The works were suspended for a month during the lockdown, but resumed under alert level 3.
Project manager Will Doherty said despite the delay, they were still on track to meet their original project deadline.
"We're pretty much back up to where we were pre-Covid, in terms of we've got about 450 staff on site at the moment.
"We're obviously just looking at what the impact is to the overall programme and projects within that, but the indications are we're still on track for completion of physical works by the end of this year."
He said that safety controllers were in place to enforce Covid-19 safety measures, which included temperature checks for anyone coming in and out of the worksite, or the temporary village, and social distancing.
There were still over 100 employees staying at the temporary workers' village which has 300 rooms, a large kitchen and recreation area.
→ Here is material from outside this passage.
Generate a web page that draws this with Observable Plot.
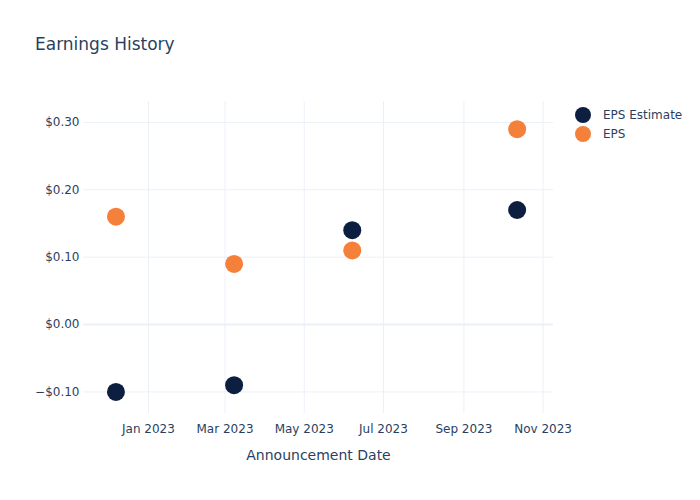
<!DOCTYPE html>
<html>
<head>
<meta charset="utf-8">
<script src="https://cdn.jsdelivr.net/npm/d3@7"></script>
<script src="https://cdn.jsdelivr.net/npm/@observablehq/plot@0.6"></script>
<style>
  html, body { margin: 0; padding: 0; background: #fff; }
  #wrap { position: relative; width: 700px; height: 500px; font-family: "DejaVu Sans", Verdana, sans-serif; color: #2a3f5f; }
  #title { position: absolute; left: 35px; top: 34px; font-size: 17px; color: #2a3f5f; white-space: nowrap; }
  #legend { position: absolute; left: 575px; top: 105px; font-size: 12px; color: #2a3f5f; }
  .item { display: flex; align-items: center; height: 19px; }
  .sw { width: 16px; height: 16px; border-radius: 50%; margin-right: 12px; }
  svg { position: absolute; left: 0; top: 0; }
</style>
</head>
<body>
<div id="wrap">
  <div id="chart"></div>
  <div id="title">Earnings History</div>
  <div id="legend"></div>
</div>
<script>
const announcementDates = ["2022-12-07", "2023-03-08", "2023-06-07", "2023-10-12"];
const epsEstimate = [-0.10, -0.09, 0.14, 0.17];
const epsActual = [0.16, 0.09, 0.11, 0.29];
const seriesNames = ["EPS Estimate", "EPS"];
const seriesColors = ["#0c1f40", "#f5803a"];
const xTickDates = ["2023-01-01", "2023-03-01", "2023-05-01", "2023-07-01", "2023-09-01", "2023-11-01"];
const yTicks = [-0.10, 0.00, 0.10, 0.20, 0.30];
const xDomain = ["2022-11-12", "2023-11-09"];
const yDomain = [-0.132, 0.331];

const estData = announcementDates.map((d, i) => ({date: new Date(d), value: epsEstimate[i]}));
const epsData = announcementDates.map((d, i) => ({date: new Date(d), value: epsActual[i]}));
const xt = xTickDates.map(d => new Date(d));
const grid = "#ebf0f8";
const fmtY = d => (d < 0 ? "\u2212" : "") + "$" + Math.abs(d).toFixed(2);

const chart = Plot.plot({
  width: 700,
  height: 500,
  marginTop: 101,
  marginLeft: 83,
  marginRight: 147,
  marginBottom: 87,
  style: {fontFamily: "DejaVu Sans, Verdana, sans-serif", fontSize: "12px", color: "#2a3f5f", background: "transparent"},
  x: {type: "utc", domain: xDomain.map(d => new Date(d))},
  y: {domain: yDomain},
  marks: [
    Plot.gridX(xt, {stroke: grid, strokeOpacity: 1, strokeWidth: 1}),
    Plot.gridY(yTicks.filter(v => v !== 0), {stroke: grid, strokeOpacity: 1, strokeWidth: 1}),
    Plot.ruleY([0], {stroke: grid, strokeWidth: 2}),
    Plot.axisX(xt, {tickFormat: d3.utcFormat("%b %Y"), tickSize: 0, tickPadding: 11, label: null, fill: "#2a3f5f", fontSize: 12}),
    Plot.axisY(yTicks, {tickFormat: fmtY, tickSize: 0, tickPadding: 4, label: null, fill: "#2a3f5f", fontSize: 12}),
    Plot.text(["Announcement Date"], {frameAnchor: "bottom", dy: 46, fontSize: 14, fill: "#2a3f5f"}),
    Plot.dot(estData, {x: "date", y: "value", r: 9, fill: seriesColors[0], stroke: "none"}),
    Plot.dot(epsData, {x: "date", y: "value", r: 9, fill: seriesColors[1], stroke: "none"})
  ]
});
document.getElementById("chart").appendChild(chart);

const legend = document.getElementById("legend");
seriesNames.forEach((n, i) => {
  const it = document.createElement("div");
  it.className = "item";
  const sw = document.createElement("div");
  sw.className = "sw";
  sw.style.background = seriesColors[i];
  const t = document.createElement("span");
  t.textContent = n;
  it.appendChild(sw); it.appendChild(t);
  legend.appendChild(it);
});
</script>
</body>
</html>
The village was put up for tender in early 2019, but additional work was added to the Kaikōura rebuild so it will stay in place until the end of the year, Doherty said.
Kaikōura mayor Craig Mackle, whose business Harmac Concrete supplied concrete for the rebuild, was pleased with how the highway rebuild had progressed.
"I never really appreciated the scale of it, even though we were watching it from its infancy to what it is now, until I went past it in a chopper at a 45-degree angle and it just blew me away.
"It has been a massive, massive feat to get where they are today."